For "normal" Python code, I find mypy does pretty good. Certainly I find it helpful, especially on a large code base and when working with other developers of various experience levels.

The reason I prefer pyrefly over mypy is mostly because of speed. Better accuracy is nice but speed it the killer feature. Given the quality of uv and ruff and the experience of the team working on ty, I'm quite confident it's going to be great in that respect as well.

[−] pgwalsh 61d ago
Using VSCodium I was having issues with python type checkers for quite a while. I did the basedpyright thing for a while but that was painful. It's a bit too based for me, and I'm not sure i'd call it based.
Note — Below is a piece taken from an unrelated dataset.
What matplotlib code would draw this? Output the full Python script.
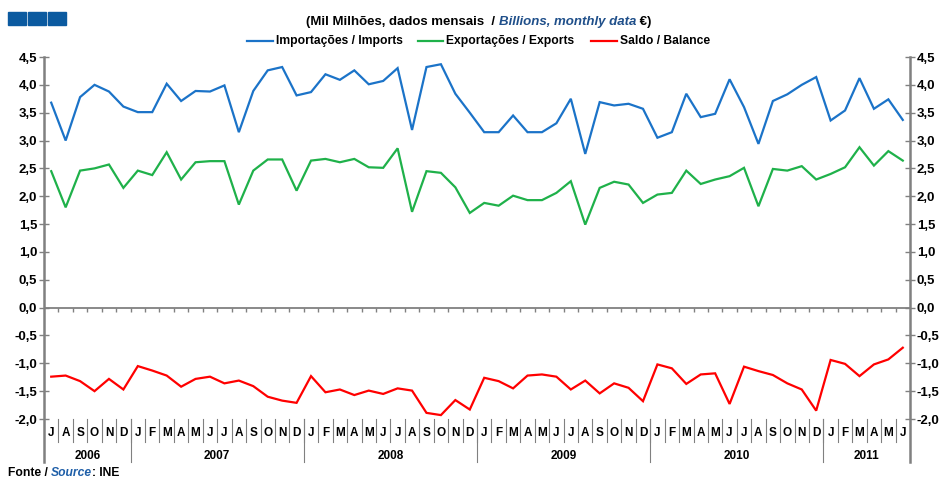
import matplotlib
matplotlib.use("Agg")
import matplotlib.pyplot as plt
import matplotlib.transforms as mtransforms
from matplotlib.lines import Line2D
from matplotlib.patches import Rectangle
import numpy as np

# Monthly data, July 2006 - June 2011 (billions of euros)
months = (["J", "A", "S", "O", "N", "D"]
          + ["J", "F", "M", "A", "M", "J", "J", "A", "S", "O", "N", "D"] * 4
          + ["J", "F", "M", "A", "M", "J"])
years = ["2006", "2007", "2008", "2009", "2010", "2011"]
year_counts = [6, 12, 12, 12, 12, 6]

imports = [3.68, 3.00, 3.78, 4.00, 3.88, 3.61,
           3.51, 3.51, 4.02, 3.71, 3.89, 3.88, 3.99, 3.15, 3.89, 4.26, 4.32, 3.81,
           3.87, 4.19, 4.09, 4.26, 4.01, 4.07, 4.30, 3.19, 4.32, 4.37, 3.84, 3.50,
           3.15, 3.15, 3.45, 3.15, 3.15, 3.31, 3.75, 2.76, 3.69, 3.63, 3.66, 3.57,
           3.05, 3.15, 3.84, 3.42, 3.48, 4.10, 3.60, 2.94, 3.71, 3.83, 4.00, 4.14,
           3.36, 3.54, 4.12, 3.57, 3.74, 3.37]
exports = [2.45, 1.80, 2.46, 2.50, 2.57, 2.15,
           2.46, 2.38, 2.79, 2.30, 2.61, 2.63, 2.63, 1.85, 2.46, 2.66, 2.66, 2.10,
           2.64, 2.67, 2.61, 2.67, 2.52, 2.51, 2.86, 1.72, 2.45, 2.42, 2.16, 1.70,
           1.88, 1.83, 2.01, 1.93, 1.93, 2.06, 2.27, 1.49, 2.15, 2.26, 2.21, 1.88,
           2.03, 2.06, 2.46, 2.22, 2.30, 2.36, 2.51, 1.82, 2.49, 2.46, 2.54, 2.30,
           2.40, 2.52, 2.88, 2.55, 2.81, 2.64]
balance = [-1.24, -1.22, -1.32, -1.50, -1.28, -1.47,
           -1.05, -1.13, -1.22, -1.42, -1.28, -1.24, -1.36, -1.31, -1.41, -1.60, -1.67, -1.71,
           -1.23, -1.52, -1.47, -1.57, -1.49, -1.55, -1.45, -1.49, -1.89, -1.93, -1.66, -1.83,
           -1.26, -1.32, -1.45, -1.22, -1.20, -1.24, -1.47, -1.31, -1.54, -1.36, -1.44, -1.68,
           -1.02, -1.09, -1.37, -1.20, -1.18, -1.73, -1.06, -1.14, -1.21, -1.36, -1.47, -1.85,
           -0.94, -1.01, -1.23, -1.02, -0.93, -0.72]

FONT = "Liberation Sans"
BLUE = "#1b73c8"
GREEN = "#1fb14a"
RED = "#ff0000"
NAVY = "#0b5aa0"
GRAY = "#808080"

plt.rcParams["font.family"] = [FONT, "DejaVu Sans"]
plt.rcParams["font.weight"] = "bold"

W, H = 943, 479
fig = plt.figure(figsize=(W / 100, H / 100), dpi=100)


def fx(px):
    return px / W


def fy(py):
    return 1 - py / H


ax = fig.add_axes([fx(44), fy(419), fx(910) - fx(44), fy(57) - fy(419)])
x = np.arange(len(months))
n = len(months)

ax.plot(x, imports, color=BLUE, lw=1.6, solid_joinstyle="miter")
ax.plot(x, exports, color=GREEN, lw=1.6, solid_joinstyle="miter")
ax.plot(x, balance, color=RED, lw=1.6, solid_joinstyle="miter")

ax.set_xlim(-0.5, n - 0.5)
ax.set_ylim(-2.0, 4.5)
for s in ax.spines.values():
    s.set_visible(False)

yt = np.arange(-2.0, 4.51, 0.5)
ax.set_yticks(yt)
ax.set_yticklabels([f"{v:.1f}".replace(".", ",") for v in yt])
ax.tick_params(axis="y", which="both", left=True, right=True, labelleft=True,
               labelright=True, direction="inout", length=7, width=1,
               color=GRAY, labelsize=9.5, pad=1.5)
ax.set_xticks([])

# zero line with small ticks at month boundaries
ax.axhline(0, color=GRAY, lw=1.3, zorder=1)
bounds = np.arange(0.5, n - 0.5, 1.0)
ax.vlines(bounds, -0.07, 0, color=GRAY, lw=1, zorder=1)

# side spines extending under the month/year labels
trans = mtransforms.blended_transform_factory(ax.transData, ax.transAxes)
low = (419 - 462) / 362
for xv in (-0.5, n - 0.5):
    ax.add_line(Line2D([xv, xv], [low, 1], transform=trans, color=GRAY,
                       lw=1.8, clip_on=False))

# month labels and separators
mlow = (419 - 442) / 362
for i, m in enumerate(months):
    ax.text(i, (419 - 433) / 362, m, transform=trans, ha="center", va="center",
            fontsize=8.5, fontweight="bold")
for b in bounds:
    ax.add_line(Line2D([b, b], [0, mlow], transform=trans, color=GRAY,
                       lw=0.8, clip_on=False))

# year labels and separators
start = 0
for yr, c in zip(years, year_counts):
    ax.text(start + (c - 1) / 2, (419 - 456) / 362, yr, transform=trans,
            ha="center", va="center", fontsize=8.5, fontweight="bold")
    if start > 0:
        ax.add_line(Line2D([start - 0.5, start - 0.5], [0, low], transform=trans,
                           color=GRAY, lw=0.8, clip_on=False))
    start += c

# logo squares
for k in range(3):
    fig.add_artist(Rectangle((fx(8 + k * 20), fy(25)), fx(18), fy(12) - fy(25),
                             transform=fig.transFigure, color=NAVY))

# title in mixed styles
t1 = fig.text(fx(306), fy(22), "(Mil Milhões, dados mensais  / ", fontsize=9.5,
              fontweight="bold", va="center", ha="left")
t2 = ax.annotate("Billions, monthly data", xy=(1, 0), xycoords=t1, va="bottom",
                 ha="left", fontsize=9.5, fontweight="bold", style="italic",
                 color="#1f4f8a", annotation_clip=False)
ax.annotate(" €)", xy=(1, 0), xycoords=t2, va="bottom", ha="left",
            fontsize=9.5, fontweight="bold", annotation_clip=False)

# legend
legend_items = [(247, 273, BLUE, "Importações / Imports"),
                (418, 443, GREEN, "Exportações / Exports"),
                (591, 617, RED, "Saldo / Balance")]
for x0, x1, col, lab in legend_items:
    fig.add_artist(Line2D([fx(x0), fx(x1)], [fy(41), fy(41)],
                          transform=fig.transFigure, color=col, lw=1.6))
    fig.text(fx(x1 + 3), fy(41), lab, fontsize=8.7, fontweight="bold",
             va="center", ha="left")

# source
s1 = fig.text(fx(8), fy(473), "Fonte / ", fontsize=8.7, fontweight="bold",
              va="center", ha="left")
s2 = ax.annotate("Source", xy=(1, 0), xycoords=s1, va="bottom", ha="left",
                 fontsize=8.7, fontweight="bold", style="italic",
                 color="#1f5fa8", annotation_clip=False)
ax.annotate(": INE", xy=(1, 0), xycoords=s2, va="bottom", ha="left",
            fontsize=8.7, fontweight="bold", annotation_clip=False)

fig.savefig("out.png", dpi=100)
Right now I have uv, ruff, and ty and I'm happy with it. It's super easy to update and super fast. I didn't realize the coverage wasn't as good as some others but I still like it. I may have to try pyrefly. Never heard of it until this post, so thank you.
[−] JackSlateur 60d ago
My favorite typing-related stuff is typeguard (https://pypi.org/project/typeguard/), with its pytest plugin
[−] Neywiny 61d ago
This is great and I'll try out pyright ASAP on my current codebase. The people who wrote it evidently didn't have any type checking running (despite I think 3+ linters??) so it's a nightmare of

> "well the checker accurately reports it will be type X in an error case not Y"
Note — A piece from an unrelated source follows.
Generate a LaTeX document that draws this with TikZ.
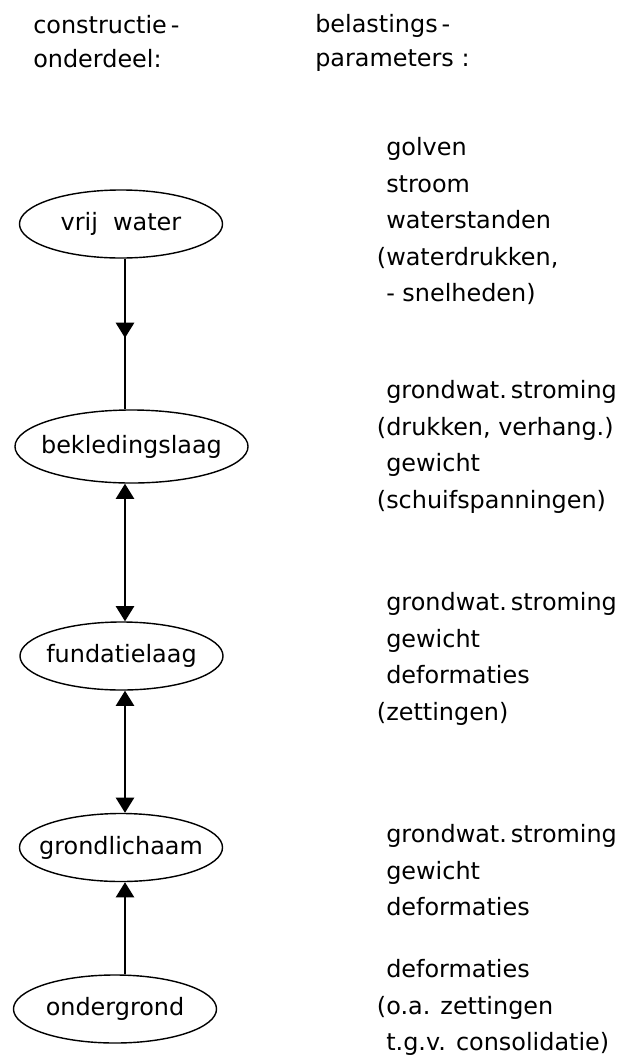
\documentclass[tikz,border=0pt]{standalone}
\usepackage{fontspec}
\setmainfont{DejaVu Sans}
\usetikzlibrary{arrows.meta,shapes.geometric,decorations.markings}

\begin{document}
\begin{tikzpicture}[x=0.025cm, y=-0.025cm,
    font=\fontsize{17}{26}\selectfont,
    deel/.style={ellipse, draw, line width=1pt, inner xsep=-8pt, inner ysep=0pt,
      minimum width=5.075cm, minimum height=1.7cm},
    tekst/.style={anchor=north west, align=left, inner sep=0pt},
    kopje/.style={tekst, font=\fontsize{17}{24}\selectfont},
    pijl/.style={line width=1pt},
    punt/.tip={Triangle[length=3.8mm, width=4.6mm]},
    midpijl/.style={decoration={markings,
      mark=at position #1 with {\arrow{punt}}}, postaction=decorate}]
  \useasboundingbox (0,0) rectangle (636,1061);

  % kopjes
  \node[kopje] (kl) at (33,15) {constructie\,-\\onderdeel:};
  \node[kopje] (kr) at (315,14) {belastings\,-\\parameters :};

  % onderdelen
  \node[deel] (vw) at (121,224) {vrij\ \ water};
  \node[deel, minimum width=5.825cm, minimum height=1.825cm] (bk) at (131.5,446.5) {bekledingslaag};
  \node[deel] (fu) at (121.5,656) {fundatielaag};
  \node[deel] (gr) at (121,847.5) {grondlichaam};
  \node[deel] (og) at (115,1009) {ondergrond};

  % pijlen
  \coordinate (lijn) at (125,0);
  \draw[pijl, midpijl=0.526] (vw.south -| lijn) -- (bk.north -| lijn);
  \draw[pijl, punt-punt] (bk.south -| lijn) -- (fu.north -| lijn);
  \draw[pijl, punt-punt] (fu.south -| lijn) -- (gr.north -| lijn);
  \draw[pijl, -punt] (og.north -| lijn) -- (gr.south -| lijn);

  % parameters
  \node[tekst] (p1) at (386,137) {golven\\stroom\\waterstanden\\\llap{(}waterdrukken,\\- snelheden)};
  \node[tekst] (p2) at (386,380) {grondwat.\,stroming\\\llap{(}drukken, verhang.)\\gewicht\\\llap{(}schuifspanningen)};
  \node[tekst] (p3) at (386,592) {grondwat.\,stroming\\gewicht\\deformaties\\\llap{(}zettingen)};
  \node[tekst] (p4) at (386,824) {grondwat.\,stroming\\gewicht\\deformaties};
  \node[tekst] (p5) at (386,959) {deformaties\\\llap{(}o.a. zettingen\\t.g.v. consolidatie)};
\end{tikzpicture}
\end{document}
> "but we never get type X"

> "Then we don't have good enough coverage"

It's so easy in vscode, but it isn't on by default like the c/c++ one I guess because too much legacy code would cause infinite errors. And the age old problem of .pyi files lying about types.

[−] IshKebab 61d ago
Interesting. This is the first I've heard of Zuban.

The fact that Mypy fails so badly matches my experience. It would be interesting to see exactly where Pyright "fails". It's been so reliable to me I wouldn't be 100% surprised if these are deliberate deviations from the spec, where it is dumb.

[−] Pay08 61d ago
I still can't get over the utter idiocy in Python's type hints being decorative. In what world does x: int = "thing" not give someone in the standardisation process pause?